Já Dina Corvelo, vizinha de banca e de bairro, tem mais paciência com quem vem de fora. “Eles não fazem mal a ninguém, coitados”, admite, mesmo que tenha já perdido à vontade de vir à janela de casa. “A rua é estreita e à frente tenho um prédio alugado a turistas. O que é que acontece? Todos os dias é gente nova, uma pessoa nem se habitua às caras”. Mas não é por isso que não tenta uma aproximação. “Olhe, outro dia até atirei para a janela da frente um paninho feito por mim em croché. A rapariga, que me parecia chinesa, perguntou-me quanto era e eu só disse: não é nada, leva para a tua terra.
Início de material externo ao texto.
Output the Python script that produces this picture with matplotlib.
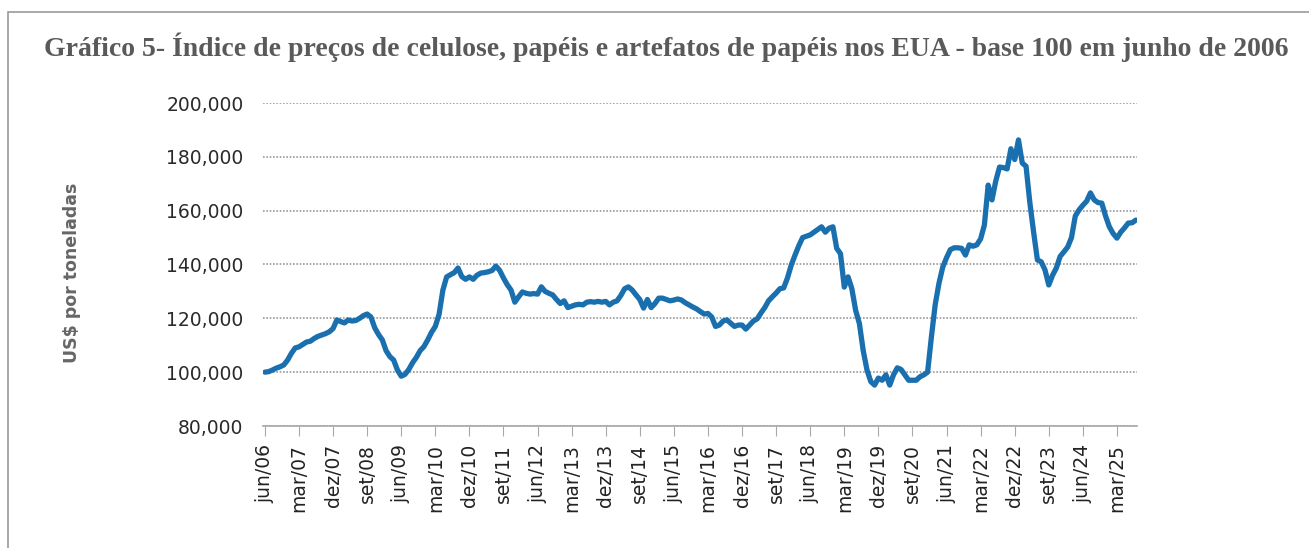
import matplotlib
matplotlib.use('Agg')
import matplotlib.pyplot as plt
from matplotlib.patches import Rectangle
from matplotlib.ticker import FuncFormatter

# Monthly index, jun/06 .. aug/25 (values in thousands)
start_year = 2006
start_month = 6
month_names = ['jan', 'fev', 'mar', 'abr', 'mai', 'jun',
               'jul', 'ago', 'set', 'out', 'nov', 'dez']

values = [
    100.0, 100.2, 100.8, 101.5, 102.0, 102.7, 104.5, 107.0, 109.0, 109.4,
    110.3, 111.2, 111.5, 112.5, 113.3, 113.8, 114.3, 115.0, 116.2, 119.4,
    118.8, 118.3, 119.4, 119.0, 119.2, 120.0, 121.0, 121.6, 120.5, 116.5,
    114.0, 112.0, 108.0, 105.8, 104.5, 100.8, 98.5, 99.2, 101.0, 103.5,
    105.5, 108.0, 109.5, 112.0, 114.8, 117.0, 121.5, 130.5, 135.4, 136.2,
    137.0, 138.7, 135.5, 134.5, 135.4, 134.5, 136.0, 136.8, 137.0, 137.3,
    137.8, 139.4, 137.8, 135.0, 132.5, 130.5, 126.0, 128.0, 129.8, 129.3,
    129.0, 129.2, 129.0, 131.7, 130.0, 129.3, 128.7, 127.0, 125.5, 126.5,
    124.0, 124.5, 125.0, 125.2, 125.0, 126.0, 126.2, 126.0, 126.3, 126.0,
    126.3, 125.0, 126.0, 126.5, 128.5, 131.0, 131.7, 130.5, 128.7, 127.0,
    123.8, 127.0, 124.0, 125.5, 127.5, 127.5, 127.0, 126.5, 126.8, 127.2,
    126.8, 125.8, 125.0, 124.2, 123.5, 122.5, 121.6, 121.8, 120.5, 117.0,
    117.5, 119.0, 119.4, 118.2, 117.0, 117.5, 117.5, 116.0, 117.5, 119.0,
    119.8, 122.0, 124.0, 126.5, 128.0, 129.4, 131.0, 131.3, 135.0, 139.8,
    143.5, 147.0, 150.0, 150.5, 151.0, 152.0, 153.0, 154.0, 152.0, 153.5,
    154.0, 146.0, 144.0, 131.6, 135.4, 131.0, 123.0, 118.0, 108.0, 100.8,
    96.5, 95.2, 97.8, 97.0, 99.0, 95.2, 99.0, 101.6, 101.0, 99.0,
    97.0, 97.0, 97.0, 98.3, 99.0, 100.0, 113.0, 125.0, 133.0, 139.0,
    142.5, 145.5, 146.2, 146.2, 146.0, 143.5, 147.3, 146.8, 147.3, 149.5,
    154.7, 169.5, 164.0, 171.0, 176.2, 176.0, 175.5, 183.0, 179.0, 186.3,
    177.7, 176.5, 163.0, 152.0, 141.7, 141.0, 138.0, 132.4, 136.0, 138.7,
    143.0, 144.7, 146.5, 150.0, 158.0, 160.3, 162.0, 163.5, 166.6, 164.0,
    163.0, 162.8, 158.0, 154.0, 151.5, 149.8, 152.0, 153.6, 155.4, 155.5,
    156.5,
]

y_ticks = [80, 100, 120, 140, 160, 180, 200]
tick_step = 9  # one label every 9 months

months = list(range(len(values)))
tick_pos = months[::tick_step]


def month_label(i):
    m = start_month - 1 + i
    return f"{month_names[m % 12]}/{(start_year + m // 12) % 100:02d}"


tick_labels = [month_label(i) for i in tick_pos]

fig = plt.figure(figsize=(13.09, 5.48), dpi=100)

# thin frame around the chart box (left and top edges visible)
fig.patches.append(Rectangle((8 / 1309, -0.1), 1.2, 1.1 - 12 / 548,
                             transform=fig.transFigure, fill=False,
                             edgecolor='#9a9a9a', linewidth=1.2))

fig.text(0.509, 0.913,
         'Gráfico 5- Índice de preços de celulose, papéis e artefatos de papéis nos EUA - base 100 em junho de 2006',
         ha='center', va='center', fontsize=20, fontweight='bold',
         family='Liberation Serif', color='#5a5a5a')

ax = fig.add_axes([263 / 1309, 1 - 426 / 548, (1137 - 263) / 1309, (426 - 103) / 548])

ax.plot(months, values, color='#1a6fae', linewidth=3.8, solid_joinstyle='round',
        solid_capstyle='round', zorder=3)

ax.set_xlim(-0.5, 230.3)
ax.set_ylim(80, 200)
ax.set_yticks(y_ticks)
ax.yaxis.set_major_formatter(FuncFormatter(lambda v, p: f"{v * 1000:,.0f}"))
ax.set_xticks(tick_pos)
ax.set_xticklabels(tick_labels, rotation=90, fontsize=13.5, color='#222222',
                   family='DejaVu Sans')

ax.grid(axis='y', color='#9a9a9a', linestyle=(0, (1, 1)), linewidth=1.2, zorder=1)
for s in ['top', 'right', 'left']:
    ax.spines[s].set_visible(False)
ax.spines['bottom'].set_color('#a8a8a8')
ax.spines['bottom'].set_linewidth(1.2)

ax.tick_params(axis='y', length=0, pad=14, labelsize=13.5, labelcolor='#2a2a2a')
ax.tick_params(axis='x', length=7, color='#a8a8a8', pad=6)

fig.text(72 / 1309, 1 - 273 / 548, 'US$ por toneladas', rotation=90,
         ha='center', va='center', fontsize=12.5, fontweight='bold',
         color='#666666', family='DejaVu Sans')

fig.savefig('out.png', dpi=100)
Não sei se ela percebeu”.
Os turistas acabaram por dar outra cor, outra língua e outros costumes às janelas de Alfama, que neste bairro nunca se habituaram a estar fechadas. “Mas olhe que agora vejo-me obrigada a fechar mesmo, sabe?”. Ana Cunha já deu por si a ser fotografada só por estar a estender roupa. “Eu não percebo a admiração. Ou eles têm todos máquinas de secar em casa, ou então não sei qual é a piada disto”, confessa.
Assim por alto, “mas à confiança”, Ana arrisca em 70% de turistas, face a uns 30% que já não chegam para fazer de Alfama o bairro onde cresceu. “Quase que me sinto num jardim zoológico. Eles acham piada até quando venho apanhar as cuecas da corda de estender ou estou a varrer a rua em frente a minha casa”, conta.
Tivéssemos nós tempo e Ana não tivesse à espera uma travessa de sardinhas para assar e a lista de queixas continuava, até porque à sua volta reuniu-se um grupo de apoio, que vai lançando para a conversa mais histórias de vizinhos expulsos de casa e filhos que não têm dinheiro para voltar a viver no bairro onde nasceram.
Despedimo-nos com desejos de uma boa noite de negócio e de festa para quem tem no mês de junho o ganha pão para o resto do ano. Voltamos atrás, de bloco na mão, porque ficou a faltar perguntar à Ana, qual a sua idade e profissão. “Tenho 29 anos e faço limpezas em casas do bairro alugadas a turistas”. Pois.